* [Supplied data]
────────────────

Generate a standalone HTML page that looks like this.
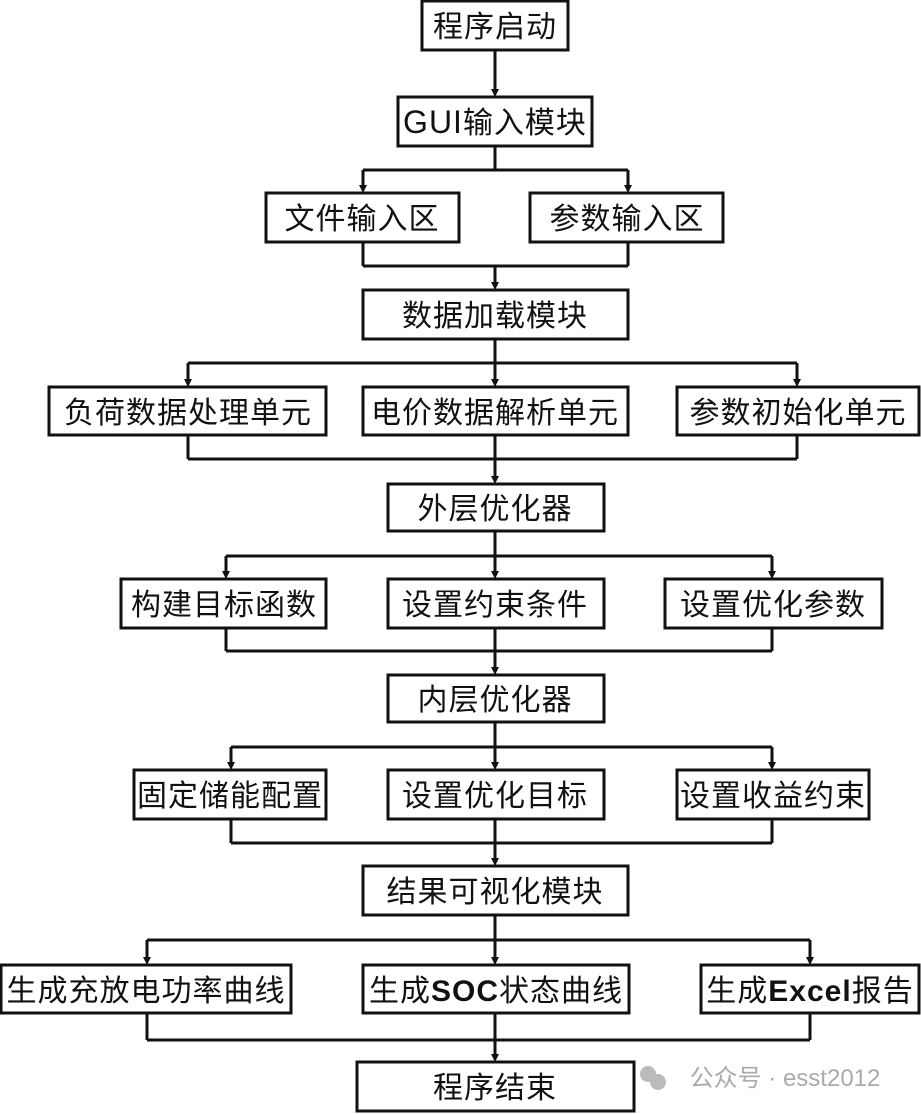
<!DOCTYPE html>
<html><head><meta charset="utf-8"><style>
html,body{margin:0;padding:0;background:#fff}
svg{display:block}
text{font-family:"Liberation Sans","Noto Sans CJK SC",sans-serif;font-size:30px;letter-spacing:1px;fill:#111;text-anchor:middle}
rect{fill:#fff;stroke:#111;stroke-width:3}
line{stroke:#111;stroke-width:3}
polygon{fill:#111}
</style></head><body>
<svg width="921" height="1114" viewBox="0 0 921 1114">
<g>
<line x1="495" y1="50" x2="495" y2="92"/>
<line x1="495" y1="146" x2="495" y2="170"/><line x1="363" y1="170" x2="628" y2="170"/>
<line x1="363" y1="170" x2="363" y2="188"/><line x1="628" y1="170" x2="628" y2="188"/>
<line x1="363" y1="242" x2="363" y2="266"/><line x1="628" y1="242" x2="628" y2="266"/><line x1="363" y1="266" x2="628" y2="266"/>
<line x1="495" y1="266" x2="495" y2="285"/>
<line x1="495" y1="339" x2="495" y2="363"/><line x1="188" y1="363" x2="797" y2="363"/>
<line x1="188" y1="363" x2="188" y2="382"/><line x1="495" y1="363" x2="495" y2="382"/><line x1="797" y1="363" x2="797" y2="382"/>
<line x1="188" y1="435" x2="188" y2="459"/><line x1="495" y1="435" x2="495" y2="459"/><line x1="797" y1="435" x2="797" y2="459"/><line x1="188" y1="459" x2="797" y2="459"/>
<line x1="495" y1="459" x2="495" y2="479"/>
<line x1="495" y1="531" x2="495" y2="556"/><line x1="226" y1="556" x2="772" y2="556"/>
<line x1="226" y1="556" x2="226" y2="574"/><line x1="495" y1="556" x2="495" y2="574"/><line x1="772" y1="556" x2="772" y2="574"/>
<line x1="226" y1="628" x2="226" y2="651"/><line x1="495" y1="628" x2="495" y2="651"/><line x1="772" y1="628" x2="772" y2="651"/><line x1="226" y1="651" x2="772" y2="651"/>
<line x1="495" y1="651" x2="495" y2="670"/>
<line x1="495" y1="722" x2="495" y2="747"/><line x1="231" y1="747" x2="772" y2="747"/>
<line x1="231" y1="747" x2="231" y2="765"/><line x1="495" y1="747" x2="495" y2="765"/><line x1="772" y1="747" x2="772" y2="765"/>
<line x1="231" y1="819" x2="231" y2="843"/><line x1="495" y1="819" x2="495" y2="843"/><line x1="772" y1="819" x2="772" y2="843"/><line x1="231" y1="843" x2="772" y2="843"/>
<line x1="495" y1="843" x2="495" y2="861"/>
<line x1="495" y1="915" x2="495" y2="940"/><line x1="147" y1="940" x2="810" y2="940"/>
<line x1="147" y1="940" x2="147" y2="960"/><line x1="495" y1="940" x2="495" y2="960"/><line x1="810" y1="940" x2="810" y2="960"/>
<line x1="147" y1="1013" x2="147" y2="1040"/><line x1="495" y1="1013" x2="495" y2="1040"/><line x1="810" y1="1013" x2="810" y2="1040"/><line x1="147" y1="1040" x2="810" y2="1040"/>
<line x1="495" y1="1040" x2="495" y2="1057"/>
</g>
<g>
<polygon points="491,89 499,89 495,97"/>
<polygon points="359,185 367,185 363,193"/><polygon points="624,185 632,185 628,193"/>
<polygon points="491,282 499,282 495,290"/>
<polygon points="184,379 192,379 188,387"/><polygon points="491,379 499,379 495,387"/><polygon points="793,379 801,379 797,387"/>
<polygon points="491,476 499,476 495,484"/>
<polygon points="222,571 230,571 226,579"/><polygon points="491,571 499,571 495,579"/><polygon points="768,571 776,571 772,579"/>
<polygon points="491,667 499,667 495,675"/>
<polygon points="227,762 235,762 231,770"/><polygon points="491,762 499,762 495,770"/><polygon points="768,762 776,762 772,770"/>
<polygon points="491,858 499,858 495,866"/>
<polygon points="143,957 151,957 147,965"/><polygon points="491,957 499,957 495,965"/><polygon points="806,957 814,957 810,965"/>
<polygon points="491,1054 499,1054 495,1062"/>
</g>
<rect x="422" y="1" width="146" height="49"/><text x="495" y="37">程序启动</text>
<rect x="398" y="97" width="194" height="49"/><text x="495" y="133"><tspan font-size="32">GUI</tspan>输入模块</text>
<rect x="266" y="193" width="193" height="49"/><text x="362" y="229">文件输入区</text>
<rect x="530" y="193" width="193" height="49"/><text x="627" y="229">参数输入区</text>
<rect x="363" y="290" width="265" height="49"/><text x="495" y="326">数据加载模块</text>
<rect x="49" y="387" width="277" height="48"/><text x="188" y="423">负荷数据处理单元</text>
<rect x="363" y="387" width="265" height="48"/><text x="495" y="423">电价数据解析单元</text>
<rect x="677" y="387" width="242" height="48"/><text x="798" y="423">参数初始化单元</text>
<rect x="388" y="484" width="216" height="47"/><text x="495" y="519">外层优化器</text>
<rect x="121" y="579" width="205" height="49"/><text x="224" y="615">构建目标函数</text>
<rect x="388" y="579" width="216" height="49"/><text x="495" y="615">设置约束条件</text>
<rect x="665" y="579" width="217" height="49"/><text x="773" y="615">设置优化参数</text>
<rect x="388" y="675" width="216" height="47"/><text x="495" y="710">内层优化器</text>
<rect x="134" y="770" width="192" height="49"/><text x="230" y="806">固定储能配置</text>
<rect x="388" y="770" width="216" height="49"/><text x="495" y="806">设置优化目标</text>
<rect x="677" y="770" width="192" height="49"/><text x="773" y="806">设置收益约束</text>
<rect x="363" y="866" width="265" height="49"/><text x="495" y="902">结果可视化模块</text>
<rect x="1" y="965" width="290" height="48"/><text x="146" y="1001" letter-spacing="2">生成充放电功率曲线</text>
<rect x="363" y="965" width="266" height="48"/><text x="496" y="1001">生成<tspan font-weight="bold">SOC</tspan>状态曲线</text>
<rect x="701" y="965" width="218" height="48"/><text x="810" y="1001">生成<tspan font-weight="bold">Excel</tspan>报告</text>
<rect x="357" y="1062" width="277" height="49"/><text x="495" y="1098">程序结束</text>
<circle cx="648" cy="1074" r="8" fill="#bbb"/><circle cx="658" cy="1082" r="8" fill="#bbb"/>
<text x="785" y="1086" style="font-size:24px;fill:#aaa;letter-spacing:0">公众号 · esst2012</text>
</svg>
</body></html>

────────────────

* [Task prompt] Set down all the data again exactly as above, pictures excluded.

* [In response]
Generate a standalone HTML page that looks like this.
<!DOCTYPE html>
<html><head><meta charset="utf-8"><style>
html,body{margin:0;padding:0;background:#fff}
svg{display:block}
text{font-family:"Liberation Sans","Noto Sans CJK SC",sans-serif;font-size:30px;letter-spacing:1px;fill:#111;text-anchor:middle}
rect{fill:#fff;stroke:#111;stroke-width:3}
line{stroke:#111;stroke-width:3}
polygon{fill:#111}
</style></head><body>
<svg width="921" height="1114" viewBox="0 0 921 1114">
<g>
<line x1="495" y1="50" x2="495" y2="92"/>
<line x1="495" y1="146" x2="495" y2="170"/><line x1="363" y1="170" x2="628" y2="170"/>
<line x1="363" y1="170" x2="363" y2="188"/><line x1="628" y1="170" x2="628" y2="188"/>
<line x1="363" y1="242" x2="363" y2="266"/><line x1="628" y1="242" x2="628" y2="266"/><line x1="363" y1="266" x2="628" y2="266"/>
<line x1="495" y1="266" x2="495" y2="285"/>
<line x1="495" y1="339" x2="495" y2="363"/><line x1="188" y1="363" x2="797" y2="363"/>
<line x1="188" y1="363" x2="188" y2="382"/><line x1="495" y1="363" x2="495" y2="382"/><line x1="797" y1="363" x2="797" y2="382"/>
<line x1="188" y1="435" x2="188" y2="459"/><line x1="495" y1="435" x2="495" y2="459"/><line x1="797" y1="435" x2="797" y2="459"/><line x1="188" y1="459" x2="797" y2="459"/>
<line x1="495" y1="459" x2="495" y2="479"/>
<line x1="495" y1="531" x2="495" y2="556"/><line x1="226" y1="556" x2="772" y2="556"/>
<line x1="226" y1="556" x2="226" y2="574"/><line x1="495" y1="556" x2="495" y2="574"/><line x1="772" y1="556" x2="772" y2="574"/>
<line x1="226" y1="628" x2="226" y2="651"/><line x1="495" y1="628" x2="495" y2="651"/><line x1="772" y1="628" x2="772" y2="651"/><line x1="226" y1="651" x2="772" y2="651"/>
<line x1="495" y1="651" x2="495" y2="670"/>
<line x1="495" y1="722" x2="495" y2="747"/><line x1="231" y1="747" x2="772" y2="747"/>
<line x1="231" y1="747" x2="231" y2="765"/><line x1="495" y1="747" x2="495" y2="765"/><line x1="772" y1="747" x2="772" y2="765"/>
<line x1="231" y1="819" x2="231" y2="843"/><line x1="495" y1="819" x2="495" y2="843"/><line x1="772" y1="819" x2="772" y2="843"/><line x1="231" y1="843" x2="772" y2="843"/>
<line x1="495" y1="843" x2="495" y2="861"/>
<line x1="495" y1="915" x2="495" y2="940"/><line x1="147" y1="940" x2="810" y2="940"/>
<line x1="147" y1="940" x2="147" y2="960"/><line x1="495" y1="940" x2="495" y2="960"/><line x1="810" y1="940" x2="810" y2="960"/>
<line x1="147" y1="1013" x2="147" y2="1040"/><line x1="495" y1="1013" x2="495" y2="1040"/><line x1="810" y1="1013" x2="810" y2="1040"/><line x1="147" y1="1040" x2="810" y2="1040"/>
<line x1="495" y1="1040" x2="495" y2="1057"/>
</g>
<g>
<polygon points="491,89 499,89 495,97"/>
<polygon points="359,185 367,185 363,193"/><polygon points="624,185 632,185 628,193"/>
<polygon points="491,282 499,282 495,290"/>
<polygon points="184,379 192,379 188,387"/><polygon points="491,379 499,379 495,387"/><polygon points="793,379 801,379 797,387"/>
<polygon points="491,476 499,476 495,484"/>
<polygon points="222,571 230,571 226,579"/><polygon points="491,571 499,571 495,579"/><polygon points="768,571 776,571 772,579"/>
<polygon points="491,667 499,667 495,675"/>
<polygon points="227,762 235,762 231,770"/><polygon points="491,762 499,762 495,770"/><polygon points="768,762 776,762 772,770"/>
<polygon points="491,858 499,858 495,866"/>
<polygon points="143,957 151,957 147,965"/><polygon points="491,957 499,957 495,965"/><polygon points="806,957 814,957 810,965"/>
<polygon points="491,1054 499,1054 495,1062"/>
</g>
<rect x="422" y="1" width="146" height="49"/><text x="495" y="37">程序启动</text>
<rect x="398" y="97" width="194" height="49"/><text x="495" y="133"><tspan font-size="32">GUI</tspan>输入模块</text>
<rect x="266" y="193" width="193" height="49"/><text x="362" y="229">文件输入区</text>
<rect x="530" y="193" width="193" height="49"/><text x="627" y="229">参数输入区</text>
<rect x="363" y="290" width="265" height="49"/><text x="495" y="326">数据加载模块</text>
<rect x="49" y="387" width="277" height="48"/><text x="188" y="423">负荷数据处理单元</text>
<rect x="363" y="387" width="265" height="48"/><text x="495" y="423">电价数据解析单元</text>
<rect x="677" y="387" width="242" height="48"/><text x="798" y="423">参数初始化单元</text>
<rect x="388" y="484" width="216" height="47"/><text x="495" y="519">外层优化器</text>
<rect x="121" y="579" width="205" height="49"/><text x="224" y="615">构建目标函数</text>
<rect x="388" y="579" width="216" height="49"/><text x="495" y="615">设置约束条件</text>
<rect x="665" y="579" width="217" height="49"/><text x="773" y="615">设置优化参数</text>
<rect x="388" y="675" width="216" height="47"/><text x="495" y="710">内层优化器</text>
<rect x="134" y="770" width="192" height="49"/><text x="230" y="806">固定储能配置</text>
<rect x="388" y="770" width="216" height="49"/><text x="495" y="806">设置优化目标</text>
<rect x="677" y="770" width="192" height="49"/><text x="773" y="806">设置收益约束</text>
<rect x="363" y="866" width="265" height="49"/><text x="495" y="902">结果可视化模块</text>
<rect x="1" y="965" width="290" height="48"/><text x="146" y="1001" letter-spacing="2">生成充放电功率曲线</text>
<rect x="363" y="965" width="266" height="48"/><text x="496" y="1001">生成<tspan font-weight="bold">SOC</tspan>状态曲线</text>
<rect x="701" y="965" width="218" height="48"/><text x="810" y="1001">生成<tspan font-weight="bold">Excel</tspan>报告</text>
<rect x="357" y="1062" width="277" height="49"/><text x="495" y="1098">程序结束</text>
<circle cx="648" cy="1074" r="8" fill="#bbb"/><circle cx="658" cy="1082" r="8" fill="#bbb"/>
<text x="785" y="1086" style="font-size:24px;fill:#aaa;letter-spacing:0">公众号 · esst2012</text>
</svg>
</body></html>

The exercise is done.